Увы, влияние Александрии на римский мир было слишком слабым. Всё громче раздавались голоса тех, кто не желал иметь ничего общего со старым язычеством, по вине которого, якобы, и происходили все те несчастья, что непрерывно обрушивались на Империю и ее жителей. Любые достижения дохристианской мысли объявлялись не более чем блестящими пороками. Одним из главных апологетов данной точки зрения являлся Лактанций, образованный уроженец Сереной Африки, принявший христианство в 53 года и написавший несколько произведений против тех, кто еще испытывал уважение к старым античным ценностям. Догмат Писания отстаивается в этих текстах с неколебимой убедительностью, а греческая философия подвергнута всеобъемлющей критике. С литературной точки зрения все эти работы написаны великолепно: их стиль и язык безупречны. Влияние этих текстов оказалось столь велико, что в 317 году Лактанция назначили воспитывать старшего сына Константина Великого.
Смысловое содержание сочинений Лактанция заслуживает, однако же, отдельного внимания. Остановимся только лишь на третьей книге «Божественных установлений», в которой осуждается ложная мудрость языческих философов. С самого начала заявляется, что они никогда не могли говорить верно, ибо узнали истину не от Бога, то есть не из Писания. Собственно, на этом аргументе можно было бы закончить, но Лактанций идет дальше. Опровергнув с помощью красивой игры слов всякую возможность получать знания из рассуждений или фактов, он приступает к критике накопленной греческой мудрости. Основное внимание, впрочем, уделяется тому, насколько неверно каждый из философов понимал добродетель и благо, которые на самом деле состоят в обретении правильной религии. Но в книге упоминаются и различные нелепости, которые были открыты философами по ошибке, в пылу гордыни или из ложных предпосылок. Так, утверждается совершеннейшая абсурдность того, что орбита Луны может быть намного больше круга земного. При этом до разбора математических вычислений Лактанций не опускается, а просто порицает математиков за их дерзость.

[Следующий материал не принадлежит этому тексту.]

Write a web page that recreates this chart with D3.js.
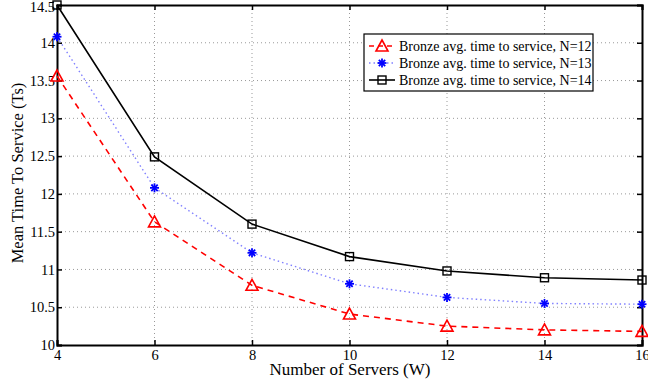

Отдельный раздел посвящен вздорной теории о существовании антиподов, чьи ступни расположены выше головы, а деревья рядом с ними растут корнями вверх. Лактанций не сообщает о том, что антиподы – это лишь гипотеза, и на самом деле многие философы сомневались в том, что противоположная часть Земли обитаема. Для него это тезис, который доказывает нелепость языческих выдумок. Шарообразность мира, по его словам, выводилась древними исключительно из круговых движений Солнца, Луны и звезд. Более сложные аргументы, например, о форме земной тени во время лунных затмений, или же о том, что на разных широтах видны различные части звездной сферы, Лактанций игнорирует. Зато он поясняет, что принципа движения светил никто не видел, а потому и рассуждения о нем суть просто фантазии. Далее следует ложный тезис, что философы будто бы обязательно полагали шарообразную Землю единообразной со всех сторон – с полями, горами и людьми – ведь шар везде одинаков. Все сказанное подается в виде перечисления заведомо нелепых утверждений, которые даже не нужно опровергать. Напоследок же Лактанций припас самый сильный свой аргумент, а именно – вопрос: почему же антиподы не падают вниз. Всякие возражения заранее парируются пояснением, что тезис о стремлении тяжелых предметов к центру мира – это ошибка и ложь, за упорство в которых людей можно лишь пожалеть. Лактанций сообщает также, что может привести еще немало доводов против шарообразности Земли, но не станет этого делать, поскольку необходимо завершать книгу, а разъяснить все глупости в любом случае невозможно. Что характерно, но книга на этом отнюдь не заканчивается, поскольку далее следуют очень длинные и пространные рассуждения о философии и о религии.
Наиболее характерным в этой работе Лактанция является, однако же, не ее содержание, но то, что автора приведенных суждений сделали наставником наследника престола.